What three breweries that you haven’t yet visited—local or elsewhere—are on your current must-see bucket list?
Otherlands Beer, Allagash Brewing and going back to Ebeltoft.

What are your favorite local beer events?
Fresh-hop Fest at O’Brien’s Pub

If you were to leave San Diego, where would be the next-best place you’d want to brew?
Washington State

Which musical genre or artists are on your brew-day soundtrack/playlist? 
Sonny Rollins, Earl Sweatshirt, The Mars Volta, The Grouch

What motto rules the way you brew and approach brewing in a professional brewhouse?
It’s just beer and we are human. Sometimes we make mistakes, but from those we learn and are better. 

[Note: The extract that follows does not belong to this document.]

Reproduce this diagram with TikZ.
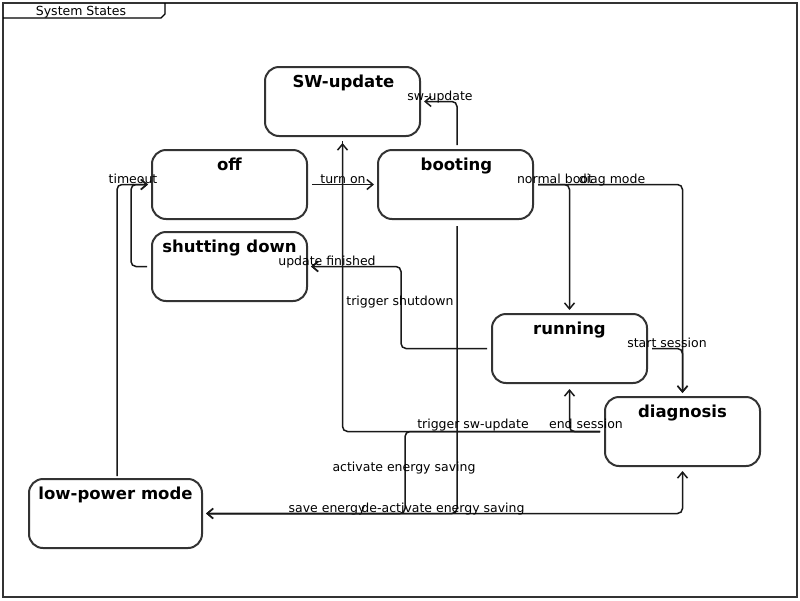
\documentclass[tikz,border=0pt]{standalone}
\usepackage{fontspec}
\setmainfont{DejaVu Sans}
\usetikzlibrary{arrows.meta,calc}
\definecolor{edgegray}{HTML}{333333}
\begin{document}
\begin{tikzpicture}[x=1pt,y=-1pt,
  every node/.style={inner sep=0pt},
  state/.style={draw=edgegray, line width=2pt, rounded corners=14pt,
    minimum width=155pt, minimum height=69pt, inner sep=0pt},
  title/.style={anchor=base, font=\fontsize{16.5}{18}\selectfont\bfseries},
  lbl/.style={anchor=base, font=\fontsize{12.5}{14}\selectfont},
  conn/.style={draw=black!90, line width=1.5pt, rounded corners=5pt,
    shorten <=4pt, shorten >=3pt,
    -{Straight Barb[length=6pt,width=10pt,line width=1.5pt]}}
]
\useasboundingbox (0,0) rectangle (800,600);

% diagram frame with its name tab
\draw[edgegray, line width=2pt] (3,3) rectangle (797,597);
\draw[black, line width=1.4pt] (3,18) -- (161,18) -- (165,14) -- (165,3);
\node[lbl] (frameName) at (81,15) {System States};

% states
\node[state] (sw)   at (342.5,101.5) {};
\node[state] (off)  at (229.5,184.5) {};
\node[state] (boot) at (455.5,184.5) {};
\node[state] (shut) at (229.5,266.5) {};
\node[state] (run)  at (569.5,348.5) {};
\node[state] (diag) at (682.5,431.5) {};
\node[state, minimum width=173pt] (lp) at (115.5,513.5) {};

\node[title] (swT)   at ([xshift=1pt,yshift=-21pt]sw.north)  {SW-update};
\node[title] (offT)  at ([yshift=-21pt]off.north)  {off};
\node[title] (bootT) at ([xshift=1pt,yshift=-21pt]boot.north) {booting};
\node[title] (shutT) at ([yshift=-21pt]shut.north) {shutting down};
\node[title] (runT)  at ([yshift=-21pt]run.north)  {running};
\node[title] (diagT) at ([yshift=-21pt]diag.north) {diagnosis};
\node[title] (lpT)   at ([yshift=-21pt]lp.north)   {low-power mode};

% transitions
\draw[conn] (off.east) -- (boot.west)
  node[lbl] at (343,183) {turn on};
\draw[conn] ([xshift=1.5pt]boot.north) |- (sw.east)
  node[lbl] at (440,100) {sw-update};
\draw[conn] (boot.east) -| (run.north)
  node[lbl] at (555,183) {normal boot};
\draw[conn] (boot.east) -| (diag.north)
  node[lbl] at (612,183) {diag mode};
\draw[conn, shorten <=6pt] ([xshift=1.5pt]boot.south) |- (lp.east)
  node[lbl] at (327,512) {save energy};
\draw[conn] (run.east) -| (diag.north)
  node[lbl] at (667,347) {start session};
\draw[conn] (run.west) -| ([xshift=93pt]shut.east) -- (shut.east)
  node[lbl] at (400,305) {trigger shutdown};
\draw[conn, sharp corners] (sw.south) |- (shut.east)
  node[lbl] at (327,265) {update finished};
\draw[conn] (diag.west) -| ([yshift=-2pt]run.south)
  node[lbl] at (586,428) {end session};
\draw[conn] (diag.west) -| ([yshift=-3pt]sw.south)
  node[lbl] at (473,428) {trigger sw-update};
\draw[conn] (diag.west) -| ([xshift=202pt]lp.east) -- (lp.east)
  node[lbl] at (404,471) {activate energy saving};
\draw[conn, shorten <=2pt] ([xshift=1.5pt]lp.north) |- (off.west)
  node[lbl] at (133,183) {timeout};
\draw[conn] (lp.east) -| ([yshift=-1pt]diag.south)
  node[lbl] at (443,512) {de-activate energy saving};
\draw[conn] (shut.west) -| ([xshift=-20pt]off.west) -- (off.west);
\end{tikzpicture}
\end{document}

What do you consider your greatest professional accomplishments? 
Finding this industry and allowing it to take me all over the world to visit new and exciting places, meeting lifelong friends along the way.

What are you proud of having achieved in your personal life?
Meeting and marrying my best friend.

When you’re not at work, what do you like to do for fun?
Spend time with my beautiful wife and pups, golf and eat good ass food!

Where do you like to drink off-the-clock?|
Dave Ohmer would say Seek Beer Co, but that is technically on my way home from work and I don’t clock-out until I get home.

What is your favorite beer-and-food pairing of all time?
Seared horse flank and Ebeltoft Wildflower IPA at Bardok in Aarhus, Denmark. 

If you could somehow plan your last beer dinner before dying, what would you drink and eat, and who would you invite to join you? 
I would manifest all the crazy shit we’ve had over the years on our travels onto a buffet line with my family. The only beer on the table is the one my mom picks out.

Who do you think you are (a purposely broad question)? 
A good husband, older brother, son and friend.